Memorial to a 1960s border clash between
Argentina and Chile

Waterfall on the road to Lago del Desierto

Cascade and rapids on the Rio del las Vueltas

Rickety suspension bridge across the
Rio de las Vueltas

Bleak weather over Lago del Desierto

A kilometre or two more and we reached the southern end of Lago del Desierto. We got off our bikes and walked through the forest to the lake shore. The wind was whistling down the length of this long and narrow lake and its edges faded into the mists of light drizzle that was falling - a very bleak part of Patagonia, but one that Argentina and Chile fought a brief and localised war over in the 1960s. On the way up we had passed a small memorial to the fact that people are prepared to die for this land.

The long ride home

Back at the lodge

How a woodpecker pecks

On the way back we were once again fortunate to spot "el carpintero" (the Magellanic woodpecker) - we watched with fascination as this magnificent red-headed bird went about its business locating and extracting a juicy woodgrub from a beech tree.

First choose your tree ...

... listen carefully to locate the prey ...

... hammer a hole as fast as you can ...

.... reach in and grab the grub!

The wind did not permit us to linger at Lago del Desierto and soon we were heading back again, with it at our tail and pushing us rapidly southward back down the road. We arrived back at the Lodge in time for lunch and what a lunch it was - this place has a gourmet chef! With its curious natural log architecture, magnificent views and comfortable interior, it was a great place to finish our time in the Fitzroy area.

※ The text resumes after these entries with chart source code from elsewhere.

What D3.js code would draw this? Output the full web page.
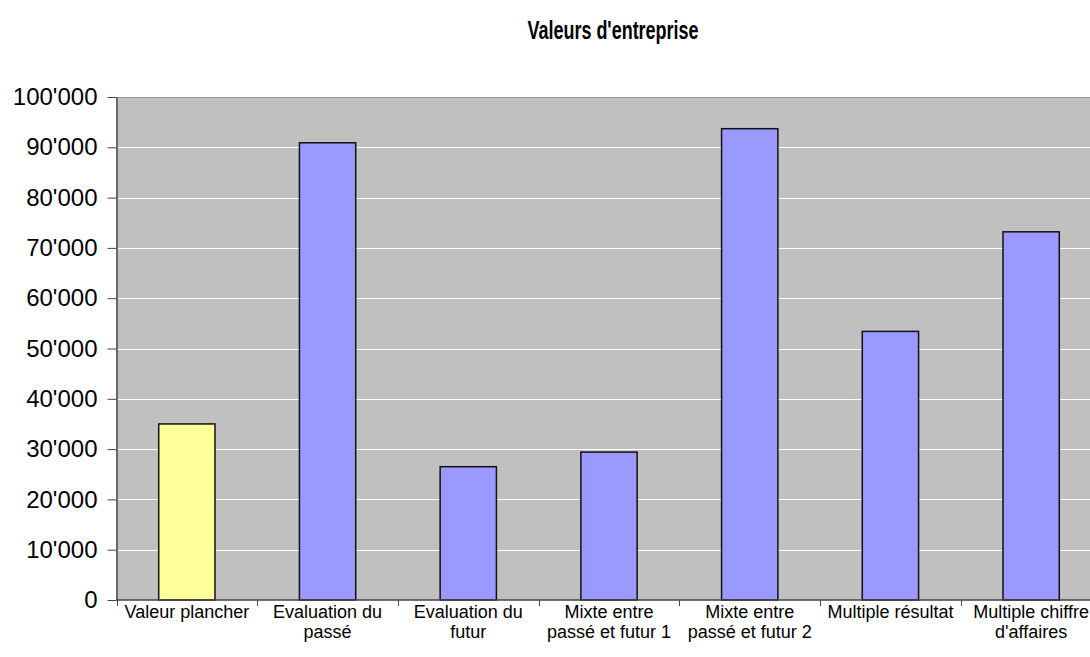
<!DOCTYPE html>
<html>
<head>
<meta charset="utf-8">
<script src="https://cdn.jsdelivr.net/npm/d3@7"></script>
<style>
  html, body { margin: 0; padding: 0; background: #ffffff; }
  svg { display: block; font-family: Arial, "Liberation Sans", sans-serif; }
</style>
</head>
<body>
<svg id="chart" width="1090" height="657"></svg>
<script>
// Company valuation by method
const categories = [
  "Valeur plancher",
  "Evaluation du passé",
  "Evaluation du futur",
  "Mixte entre passé et futur 1",
  "Mixte entre passé et futur 2",
  "Multiple résultat",
  "Multiple chiffre d'affaires"
];
// label lines as they wrap under each bar
const labelLines = [
  ["Valeur plancher"],
  ["Evaluation du", "passé"],
  ["Evaluation du", "futur"],
  ["Mixte entre", "passé et futur 1"],
  ["Mixte entre", "passé et futur 2"],
  ["Multiple résultat"],
  ["Multiple chiffre", "d'affaires"]
];
const values = [35000, 90900, 26500, 29400, 93700, 53400, 73200];
const barColors = ["#ffff99", "#9999ff", "#9999ff", "#9999ff", "#9999ff", "#9999ff", "#9999ff"];
const yTicks = [0, 10000, 20000, 30000, 40000, 50000, 60000, 70000, 80000, 90000, 100000];
const title = "Valeurs d'entreprise";

const svg = d3.select("#chart");
const plot = { left: 116.5, right: 1101.5, top: 97, bottom: 600 };

const x = d3.scaleBand()
  .domain(categories)
  .range([plot.left, plot.right])
  .paddingInner(0.6)
  .paddingOuter(0.3);

const y = d3.scaleLinear()
  .domain([0, 100000])
  .range([plot.bottom, plot.top]);

// thousands separated by an apostrophe
const fmt = v => d3.format(",")(v).replace(/,/g, "'");

// plot background
svg.append("rect")
  .attr("x", plot.left).attr("y", plot.top)
  .attr("width", plot.right - plot.left)
  .attr("height", plot.bottom - plot.top)
  .attr("fill", "#c0c0c0");

// top border
svg.append("line")
  .attr("x1", plot.left).attr("x2", plot.right)
  .attr("y1", plot.top + 0.5).attr("y2", plot.top + 0.5)
  .attr("stroke", "#999999").attr("stroke-width", 1.2);

// horizontal gridlines
svg.append("g")
  .selectAll("line")
  .data(yTicks.filter(t => t > 0 && t < 100000))
  .join("line")
  .attr("x1", plot.left).attr("x2", plot.right)
  .attr("y1", d => Math.round(y(d)) + 0.5)
  .attr("y2", d => Math.round(y(d)) + 0.5)
  .attr("stroke", "#ffffff").attr("stroke-width", 1);

// bars
svg.append("g")
  .selectAll("rect")
  .data(values)
  .join("rect")
  .attr("x", (d, i) => x(categories[i]))
  .attr("y", d => y(d))
  .attr("width", x.bandwidth())
  .attr("height", d => y(0) - y(d))
  .attr("fill", (d, i) => barColors[i])
  .attr("stroke", "#111111")
  .attr("stroke-width", 1.5);

// y axis
const yAxis = d3.axisLeft(y)
  .tickValues(yTicks)
  .tickFormat(fmt)
  .tickSizeInner(9)
  .tickSizeOuter(0)
  .tickPadding(10);

const gy = svg.append("g")
  .attr("transform", `translate(${plot.left},0)`)
  .call(yAxis);
gy.select(".domain").attr("stroke", "#444444").attr("stroke-width", 1.5);
gy.selectAll(".tick line").attr("stroke", "#444444");
gy.selectAll(".tick text")
  .attr("font-size", 24)
  .attr("fill", "#000000")
  .attr("font-family", "Arial, 'Liberation Sans', sans-serif");

// x axis baseline and category separators
svg.append("line")
  .attr("x1", plot.left).attr("x2", plot.right)
  .attr("y1", plot.bottom).attr("y2", plot.bottom)
  .attr("stroke", "#444444").attr("stroke-width", 1.5);

const step = x.step();
svg.append("g")
  .selectAll("line")
  .data(categories)
  .join("line")
  .attr("x1", (d, i) => Math.round(plot.left + i * step) + 0.5)
  .attr("x2", (d, i) => Math.round(plot.left + i * step) + 0.5)
  .attr("y1", plot.bottom)
  .attr("y2", plot.bottom + 6)
  .attr("stroke", "#444444").attr("stroke-width", 1);

// category labels
const lbl = svg.append("g")
  .selectAll("text")
  .data(categories)
  .join("text")
  .attr("text-anchor", "middle")
  .attr("font-size", 18)
  .attr("fill", "#000000")
  .attr("x", d => x(d) + x.bandwidth() / 2)
  .attr("y", 618);
lbl.each(function (d, i) {
  d3.select(this).selectAll("tspan")
    .data(labelLines[i])
    .join("tspan")
    .attr("x", x(d) + x.bandwidth() / 2)
    .attr("dy", (t, j) => j === 0 ? 0 : 20)
    .text(t => t);
});

// title, in a narrow bold face
svg.append("text")
  .attr("transform", "translate(613,39) scale(0.72,1)")
  .attr("text-anchor", "middle")
  .attr("font-size", 25)
  .attr("font-weight", "bold")
  .attr("fill", "#000000")
  .text(title);
</script>
</body>
</html>
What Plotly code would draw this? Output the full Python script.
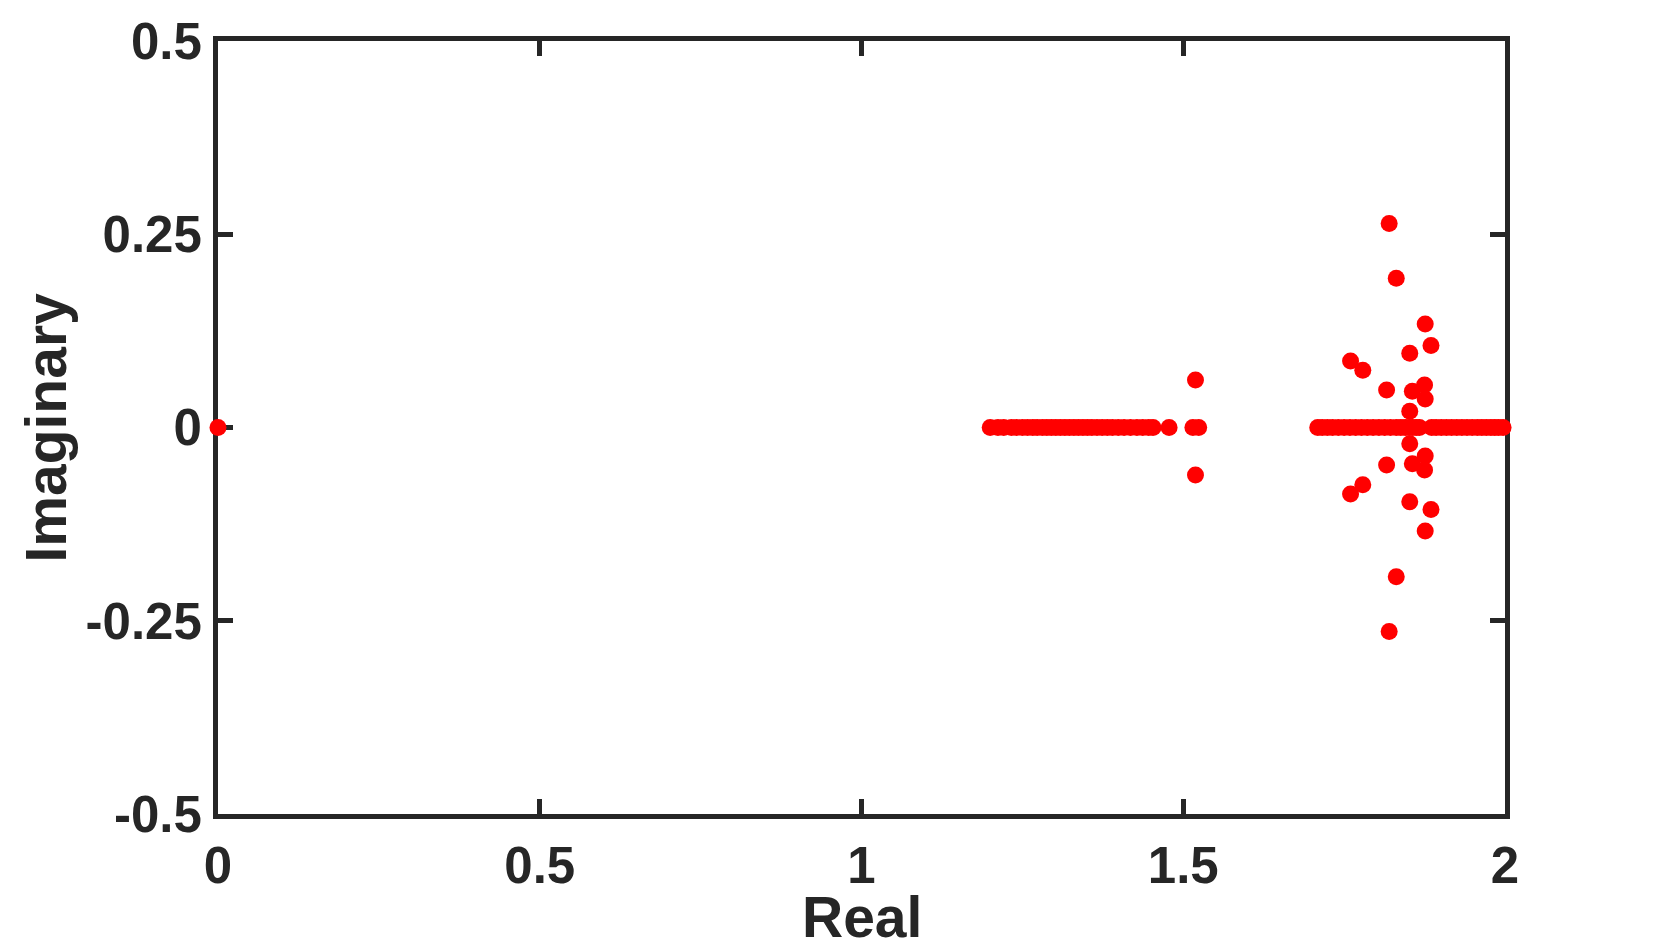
import plotly.graph_objects as go

# eigenvalues
real_axis = [0.0,
             1.200, 1.212, 1.221, 1.233, 1.241, 1.250, 1.258, 1.266, 1.273, 1.281,
             1.288, 1.295, 1.302, 1.309, 1.316, 1.323, 1.330, 1.337, 1.344, 1.351,
             1.358, 1.366, 1.374, 1.382, 1.390, 1.399, 1.408, 1.418, 1.428, 1.437,
             1.446, 1.453, 1.478, 1.515, 1.524,
             1.709, 1.716, 1.724, 1.732, 1.741, 1.750, 1.759, 1.768, 1.777, 1.786,
             1.795, 1.804, 1.813, 1.822, 1.831, 1.838, 1.845, 1.851, 1.856, 1.862,
             1.867, 1.886, 1.893, 1.901, 1.909, 1.917, 1.925, 1.933, 1.941, 1.949,
             1.957, 1.964, 1.971, 1.978, 1.984, 1.990, 1.997]

# complex conjugate pairs (real part, +imag part)
pair_re = [1.519, 1.820, 1.831, 1.876, 1.885, 1.852, 1.760, 1.779, 1.816,
           1.856, 1.875, 1.876, 1.852]
pair_im = [0.0614, 0.264, 0.193, 0.134, 0.106, 0.096, 0.086, 0.074, 0.0485,
           0.047, 0.055, 0.037, 0.021]

x_ticks = [0, 0.5, 1, 1.5, 2]
x_labels = ["0", "0.5", "1", "1.5", "2"]
y_ticks = [-0.5, -0.25, 0, 0.25, 0.5]
y_labels = ["-0.5", "-0.25", "0", "0.25", "0.5"]

xs = real_axis + pair_re + pair_re
ys = [0.0] * len(real_axis) + pair_im + [-v for v in pair_im]

AX = "#262626"
FONT = "Liberation Sans"

fig = go.Figure()
fig.add_trace(go.Scatter(
    x=xs, y=ys, mode="markers",
    marker=dict(color="#ff0000", size=17, line_width=0),
    cliponaxis=False,
    showlegend=False,
))

axis_style = dict(
    showgrid=False, zeroline=False, automargin=False,
    showline=True, linecolor=AX, linewidth=5,
    mirror="ticks", ticks="inside", ticklen=15, tickwidth=5, tickcolor=AX,
    tickfont=dict(family=FONT, size=51, color=AX, weight="bold"),
    layer="below traces",
)
title_font = dict(family=FONT, size=57, color=AX, weight="bold")

fig.update_xaxes(range=[0, 2], tickvals=x_ticks, ticktext=x_labels,
                 ticklabelstandoff=3, **axis_style)
fig.update_yaxes(range=[-0.5, 0.5], tickvals=y_ticks, ticktext=y_labels,
                 ticklabelstandoff=1, **axis_style)

# axis titles placed by hand so automargin does not squeeze the plot
fig.add_annotation(text="Real", x=0.5, y=0, xref="paper", yref="paper",
                   xanchor="center", yanchor="top", yshift=-69,
                   showarrow=False, font=title_font)
fig.add_annotation(text="Imaginary", x=0, y=0.5, xref="paper", yref="paper",
                   xanchor="center", yanchor="middle", xshift=-173, textangle=-90,
                   showarrow=False, font=title_font)

# the page adds an 8px body margin at the top and left
fig.update_layout(
    width=1645, height=942,
    margin=dict(l=210, r=148, t=33, b=136),
    plot_bgcolor="white", paper_bgcolor="white",
)

fig.write_html("out.html")
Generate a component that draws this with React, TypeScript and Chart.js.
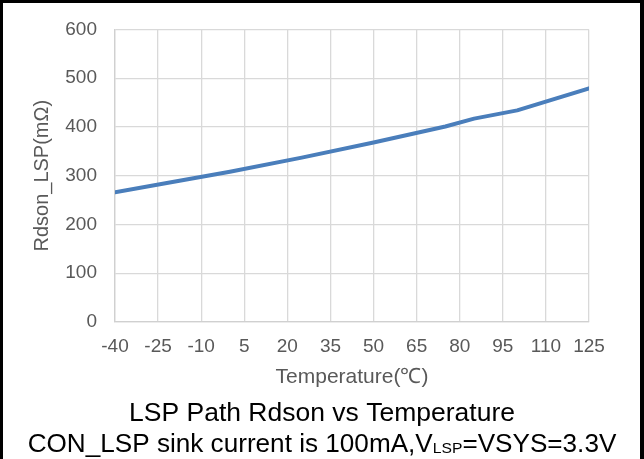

Gourmet meal at the Fitzroy Expediciones lodge

The parting view of the Fitzroy massif

As our bus headed out of El Chalten, we gazed back at the magnificent panorama of the Fitzroy Massif - it had certainly been one of the highlights of our trip, but it was not time to dwell as there were more memories to be generated. We were heading for the most southerly city in the world with a name synonymous with adventure - Ushuaia!